== Stated goal ==
Transcribe every line from the top down to the line with "2122H1455A26 26 0", both ends included, but not the pictures.
------------------------------------
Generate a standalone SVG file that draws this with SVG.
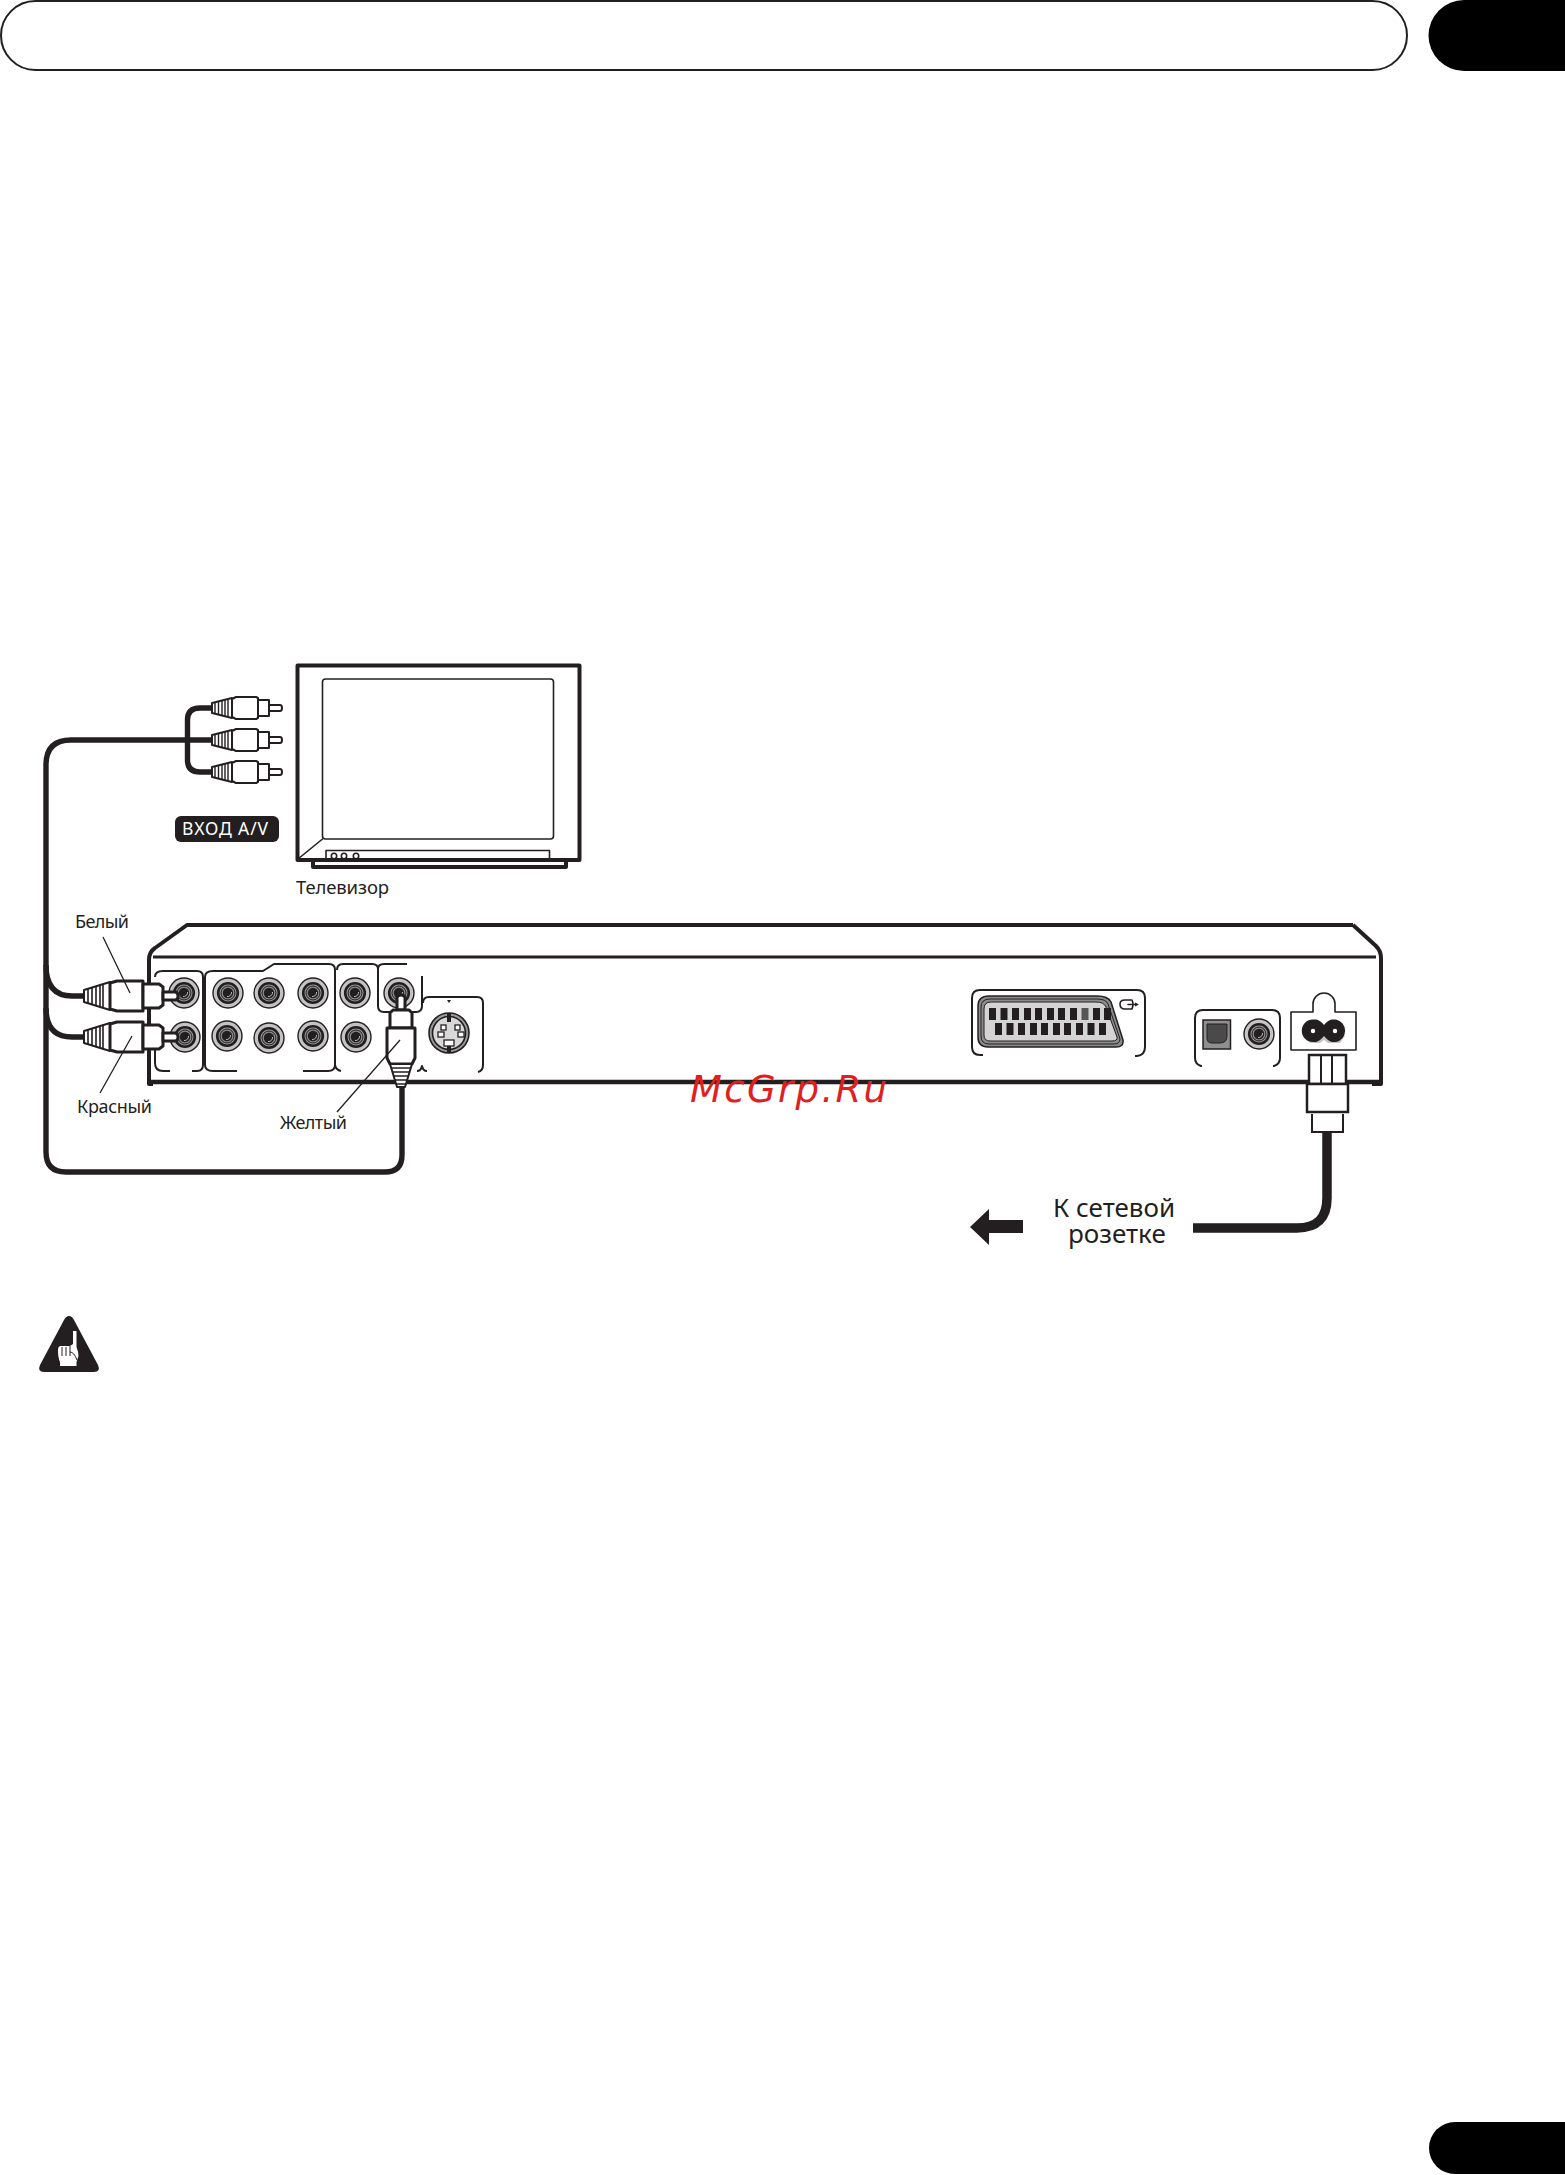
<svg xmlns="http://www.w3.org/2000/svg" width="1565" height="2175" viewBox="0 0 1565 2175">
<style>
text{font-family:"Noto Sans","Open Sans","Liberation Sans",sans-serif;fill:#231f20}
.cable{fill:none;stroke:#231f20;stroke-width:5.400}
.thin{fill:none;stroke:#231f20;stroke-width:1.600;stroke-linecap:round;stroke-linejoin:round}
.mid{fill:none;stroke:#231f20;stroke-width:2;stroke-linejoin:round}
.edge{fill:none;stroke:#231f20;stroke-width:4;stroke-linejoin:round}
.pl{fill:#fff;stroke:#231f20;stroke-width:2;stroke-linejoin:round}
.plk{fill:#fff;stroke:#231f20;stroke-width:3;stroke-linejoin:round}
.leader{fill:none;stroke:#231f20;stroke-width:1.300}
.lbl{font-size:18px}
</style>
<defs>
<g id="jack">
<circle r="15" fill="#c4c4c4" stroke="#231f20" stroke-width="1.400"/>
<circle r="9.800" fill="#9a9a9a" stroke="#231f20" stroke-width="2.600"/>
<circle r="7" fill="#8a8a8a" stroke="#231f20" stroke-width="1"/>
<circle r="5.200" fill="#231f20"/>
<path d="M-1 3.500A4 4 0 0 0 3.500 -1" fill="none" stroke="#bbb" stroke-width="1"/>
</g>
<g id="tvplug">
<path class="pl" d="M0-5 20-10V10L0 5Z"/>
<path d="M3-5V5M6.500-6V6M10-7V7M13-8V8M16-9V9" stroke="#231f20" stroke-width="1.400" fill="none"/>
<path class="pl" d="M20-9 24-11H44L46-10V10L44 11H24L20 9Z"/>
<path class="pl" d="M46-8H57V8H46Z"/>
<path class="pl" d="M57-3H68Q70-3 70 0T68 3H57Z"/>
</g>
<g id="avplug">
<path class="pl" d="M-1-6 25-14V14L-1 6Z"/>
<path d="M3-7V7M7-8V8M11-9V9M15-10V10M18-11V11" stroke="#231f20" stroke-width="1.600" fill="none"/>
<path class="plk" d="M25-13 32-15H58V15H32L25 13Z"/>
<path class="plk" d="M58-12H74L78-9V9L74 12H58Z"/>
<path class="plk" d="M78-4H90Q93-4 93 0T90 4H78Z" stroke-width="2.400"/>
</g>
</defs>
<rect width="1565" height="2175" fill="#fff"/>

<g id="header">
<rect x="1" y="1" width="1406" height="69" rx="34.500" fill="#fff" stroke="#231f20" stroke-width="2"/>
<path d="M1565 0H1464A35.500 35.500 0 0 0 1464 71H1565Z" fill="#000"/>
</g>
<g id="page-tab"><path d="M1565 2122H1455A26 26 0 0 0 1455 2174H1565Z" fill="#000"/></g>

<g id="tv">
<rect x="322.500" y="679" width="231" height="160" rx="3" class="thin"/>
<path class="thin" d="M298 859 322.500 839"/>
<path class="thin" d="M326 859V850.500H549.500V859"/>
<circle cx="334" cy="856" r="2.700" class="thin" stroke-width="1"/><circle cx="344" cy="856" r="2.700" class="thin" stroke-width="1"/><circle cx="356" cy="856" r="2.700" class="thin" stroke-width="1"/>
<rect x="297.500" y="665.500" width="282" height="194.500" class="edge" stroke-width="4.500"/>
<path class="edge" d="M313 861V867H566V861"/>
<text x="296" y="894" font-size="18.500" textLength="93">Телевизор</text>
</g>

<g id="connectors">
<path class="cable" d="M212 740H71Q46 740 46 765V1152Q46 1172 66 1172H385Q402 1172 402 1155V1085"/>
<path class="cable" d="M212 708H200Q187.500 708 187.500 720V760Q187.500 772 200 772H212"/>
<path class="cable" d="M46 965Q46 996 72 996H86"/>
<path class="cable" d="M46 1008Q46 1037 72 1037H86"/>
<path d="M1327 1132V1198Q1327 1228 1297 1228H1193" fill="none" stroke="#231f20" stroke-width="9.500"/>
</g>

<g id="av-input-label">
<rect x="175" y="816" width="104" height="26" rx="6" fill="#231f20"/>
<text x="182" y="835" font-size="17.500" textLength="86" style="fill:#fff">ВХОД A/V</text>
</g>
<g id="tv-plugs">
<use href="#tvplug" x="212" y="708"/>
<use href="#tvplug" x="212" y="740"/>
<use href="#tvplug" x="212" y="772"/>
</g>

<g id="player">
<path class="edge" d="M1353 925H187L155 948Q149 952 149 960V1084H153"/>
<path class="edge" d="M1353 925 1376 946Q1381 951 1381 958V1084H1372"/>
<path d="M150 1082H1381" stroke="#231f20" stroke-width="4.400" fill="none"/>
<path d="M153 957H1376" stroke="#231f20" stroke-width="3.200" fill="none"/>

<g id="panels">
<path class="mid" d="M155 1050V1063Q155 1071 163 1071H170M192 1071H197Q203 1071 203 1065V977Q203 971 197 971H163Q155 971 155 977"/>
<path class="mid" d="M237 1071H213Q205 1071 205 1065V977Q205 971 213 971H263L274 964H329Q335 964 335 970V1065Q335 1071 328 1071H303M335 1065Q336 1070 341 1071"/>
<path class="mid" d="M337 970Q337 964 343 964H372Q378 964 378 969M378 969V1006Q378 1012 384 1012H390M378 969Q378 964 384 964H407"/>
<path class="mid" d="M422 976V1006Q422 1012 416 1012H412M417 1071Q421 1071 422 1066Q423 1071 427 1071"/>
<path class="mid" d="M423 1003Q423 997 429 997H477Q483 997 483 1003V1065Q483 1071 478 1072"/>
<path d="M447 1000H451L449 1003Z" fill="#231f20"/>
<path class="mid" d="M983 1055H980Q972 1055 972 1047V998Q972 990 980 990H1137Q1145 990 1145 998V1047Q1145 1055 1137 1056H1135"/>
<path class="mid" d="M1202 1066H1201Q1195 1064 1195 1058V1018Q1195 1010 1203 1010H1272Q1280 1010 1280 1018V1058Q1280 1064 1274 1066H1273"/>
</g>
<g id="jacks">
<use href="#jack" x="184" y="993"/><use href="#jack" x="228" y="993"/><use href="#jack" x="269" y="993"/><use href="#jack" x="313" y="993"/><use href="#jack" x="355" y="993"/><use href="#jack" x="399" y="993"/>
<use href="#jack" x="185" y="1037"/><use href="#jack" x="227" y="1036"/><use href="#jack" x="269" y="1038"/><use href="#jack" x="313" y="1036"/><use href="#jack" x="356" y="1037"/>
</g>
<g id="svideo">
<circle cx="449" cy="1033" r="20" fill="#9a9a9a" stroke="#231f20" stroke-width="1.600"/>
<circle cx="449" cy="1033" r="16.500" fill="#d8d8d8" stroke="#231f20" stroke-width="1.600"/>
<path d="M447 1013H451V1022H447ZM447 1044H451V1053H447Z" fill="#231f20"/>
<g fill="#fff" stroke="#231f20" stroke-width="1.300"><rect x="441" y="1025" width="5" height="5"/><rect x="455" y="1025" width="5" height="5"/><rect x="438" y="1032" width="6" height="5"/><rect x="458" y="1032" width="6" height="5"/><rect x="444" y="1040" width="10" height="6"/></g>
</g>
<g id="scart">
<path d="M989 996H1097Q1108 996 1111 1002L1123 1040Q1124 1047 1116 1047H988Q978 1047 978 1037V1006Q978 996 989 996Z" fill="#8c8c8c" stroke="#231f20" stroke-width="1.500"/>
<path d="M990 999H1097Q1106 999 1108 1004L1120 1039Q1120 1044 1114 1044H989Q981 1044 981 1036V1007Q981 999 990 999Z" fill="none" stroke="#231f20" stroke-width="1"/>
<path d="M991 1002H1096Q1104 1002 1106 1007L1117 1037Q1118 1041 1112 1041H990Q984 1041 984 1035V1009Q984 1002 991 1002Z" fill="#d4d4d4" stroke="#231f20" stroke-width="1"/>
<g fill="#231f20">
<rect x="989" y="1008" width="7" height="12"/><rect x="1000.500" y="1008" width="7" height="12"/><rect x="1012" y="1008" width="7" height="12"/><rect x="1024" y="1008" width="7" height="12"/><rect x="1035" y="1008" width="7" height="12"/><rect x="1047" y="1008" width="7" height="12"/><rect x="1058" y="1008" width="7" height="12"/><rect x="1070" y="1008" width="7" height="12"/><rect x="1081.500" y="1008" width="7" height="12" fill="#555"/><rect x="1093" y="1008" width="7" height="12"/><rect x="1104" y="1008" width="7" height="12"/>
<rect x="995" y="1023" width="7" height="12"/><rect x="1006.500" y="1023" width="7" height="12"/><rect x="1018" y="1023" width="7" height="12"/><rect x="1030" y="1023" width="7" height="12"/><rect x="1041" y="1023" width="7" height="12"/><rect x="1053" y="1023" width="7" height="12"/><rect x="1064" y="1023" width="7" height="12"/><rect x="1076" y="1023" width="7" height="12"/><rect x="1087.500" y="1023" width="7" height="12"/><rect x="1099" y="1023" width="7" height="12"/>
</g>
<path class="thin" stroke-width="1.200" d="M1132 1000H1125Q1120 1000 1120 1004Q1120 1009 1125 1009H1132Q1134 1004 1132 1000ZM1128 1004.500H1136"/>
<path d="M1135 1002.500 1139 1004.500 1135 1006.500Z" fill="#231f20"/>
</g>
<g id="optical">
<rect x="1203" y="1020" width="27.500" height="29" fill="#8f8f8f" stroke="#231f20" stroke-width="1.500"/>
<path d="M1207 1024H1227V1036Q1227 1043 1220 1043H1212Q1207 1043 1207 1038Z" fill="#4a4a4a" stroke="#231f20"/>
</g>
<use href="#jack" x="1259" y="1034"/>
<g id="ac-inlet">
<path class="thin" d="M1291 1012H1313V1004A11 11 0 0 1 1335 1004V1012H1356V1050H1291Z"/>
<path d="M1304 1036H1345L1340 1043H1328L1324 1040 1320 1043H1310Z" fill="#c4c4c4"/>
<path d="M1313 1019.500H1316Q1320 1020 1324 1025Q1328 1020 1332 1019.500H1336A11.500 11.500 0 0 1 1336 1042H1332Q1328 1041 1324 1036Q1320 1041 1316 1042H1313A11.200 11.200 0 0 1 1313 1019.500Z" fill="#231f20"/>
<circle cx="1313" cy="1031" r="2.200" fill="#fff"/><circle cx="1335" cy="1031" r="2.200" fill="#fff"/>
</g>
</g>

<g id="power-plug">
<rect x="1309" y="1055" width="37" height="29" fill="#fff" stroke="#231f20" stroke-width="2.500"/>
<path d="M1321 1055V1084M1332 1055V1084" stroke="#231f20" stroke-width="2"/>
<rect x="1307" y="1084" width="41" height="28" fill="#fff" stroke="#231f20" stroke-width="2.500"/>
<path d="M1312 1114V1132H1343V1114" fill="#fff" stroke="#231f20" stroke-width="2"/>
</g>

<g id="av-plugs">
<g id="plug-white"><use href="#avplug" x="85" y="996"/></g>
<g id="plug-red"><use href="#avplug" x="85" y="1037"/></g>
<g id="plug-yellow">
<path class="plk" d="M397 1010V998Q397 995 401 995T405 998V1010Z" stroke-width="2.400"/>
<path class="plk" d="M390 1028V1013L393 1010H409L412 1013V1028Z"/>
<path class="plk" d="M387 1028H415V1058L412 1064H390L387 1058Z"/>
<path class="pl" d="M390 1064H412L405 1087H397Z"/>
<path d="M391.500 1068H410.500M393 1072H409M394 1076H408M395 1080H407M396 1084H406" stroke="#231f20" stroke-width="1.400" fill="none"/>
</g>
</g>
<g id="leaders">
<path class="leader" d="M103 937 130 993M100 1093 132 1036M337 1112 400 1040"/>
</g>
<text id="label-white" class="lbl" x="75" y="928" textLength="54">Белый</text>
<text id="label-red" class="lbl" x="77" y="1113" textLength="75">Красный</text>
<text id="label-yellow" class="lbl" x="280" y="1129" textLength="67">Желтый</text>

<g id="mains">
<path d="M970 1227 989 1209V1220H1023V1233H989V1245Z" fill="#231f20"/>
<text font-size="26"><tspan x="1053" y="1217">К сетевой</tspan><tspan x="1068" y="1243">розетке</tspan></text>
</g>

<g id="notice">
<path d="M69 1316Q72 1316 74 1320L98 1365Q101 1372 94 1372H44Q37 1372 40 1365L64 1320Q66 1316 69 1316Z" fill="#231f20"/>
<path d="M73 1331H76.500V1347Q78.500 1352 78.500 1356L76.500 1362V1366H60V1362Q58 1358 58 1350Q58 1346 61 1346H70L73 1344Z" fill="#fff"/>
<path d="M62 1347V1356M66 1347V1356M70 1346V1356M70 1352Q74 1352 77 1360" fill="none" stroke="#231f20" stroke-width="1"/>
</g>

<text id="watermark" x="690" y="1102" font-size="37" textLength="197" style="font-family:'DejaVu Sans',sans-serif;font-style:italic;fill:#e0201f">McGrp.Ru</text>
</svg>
------------------------------------
== Task solution ==
Generate a standalone SVG file that draws this with SVG.
<svg xmlns="http://www.w3.org/2000/svg" width="1565" height="2175" viewBox="0 0 1565 2175">
<style>
text{font-family:"Noto Sans","Open Sans","Liberation Sans",sans-serif;fill:#231f20}
.cable{fill:none;stroke:#231f20;stroke-width:5.400}
.thin{fill:none;stroke:#231f20;stroke-width:1.600;stroke-linecap:round;stroke-linejoin:round}
.mid{fill:none;stroke:#231f20;stroke-width:2;stroke-linejoin:round}
.edge{fill:none;stroke:#231f20;stroke-width:4;stroke-linejoin:round}
.pl{fill:#fff;stroke:#231f20;stroke-width:2;stroke-linejoin:round}
.plk{fill:#fff;stroke:#231f20;stroke-width:3;stroke-linejoin:round}
.leader{fill:none;stroke:#231f20;stroke-width:1.300}
.lbl{font-size:18px}
</style>
<defs>
<g id="jack">
<circle r="15" fill="#c4c4c4" stroke="#231f20" stroke-width="1.400"/>
<circle r="9.800" fill="#9a9a9a" stroke="#231f20" stroke-width="2.600"/>
<circle r="7" fill="#8a8a8a" stroke="#231f20" stroke-width="1"/>
<circle r="5.200" fill="#231f20"/>
<path d="M-1 3.500A4 4 0 0 0 3.500 -1" fill="none" stroke="#bbb" stroke-width="1"/>
</g>
<g id="tvplug">
<path class="pl" d="M0-5 20-10V10L0 5Z"/>
<path d="M3-5V5M6.500-6V6M10-7V7M13-8V8M16-9V9" stroke="#231f20" stroke-width="1.400" fill="none"/>
<path class="pl" d="M20-9 24-11H44L46-10V10L44 11H24L20 9Z"/>
<path class="pl" d="M46-8H57V8H46Z"/>
<path class="pl" d="M57-3H68Q70-3 70 0T68 3H57Z"/>
</g>
<g id="avplug">
<path class="pl" d="M-1-6 25-14V14L-1 6Z"/>
<path d="M3-7V7M7-8V8M11-9V9M15-10V10M18-11V11" stroke="#231f20" stroke-width="1.600" fill="none"/>
<path class="plk" d="M25-13 32-15H58V15H32L25 13Z"/>
<path class="plk" d="M58-12H74L78-9V9L74 12H58Z"/>
<path class="plk" d="M78-4H90Q93-4 93 0T90 4H78Z" stroke-width="2.400"/>
</g>
</defs>
<rect width="1565" height="2175" fill="#fff"/>

<g id="header">
<rect x="1" y="1" width="1406" height="69" rx="34.500" fill="#fff" stroke="#231f20" stroke-width="2"/>
<path d="M1565 0H1464A35.500 35.500 0 0 0 1464 71H1565Z" fill="#000"/>
</g>
<g id="page-tab"><path d="M1565 2122H1455A26 26 0 0 0 1455 2174H1565Z" fill="#000"/></g>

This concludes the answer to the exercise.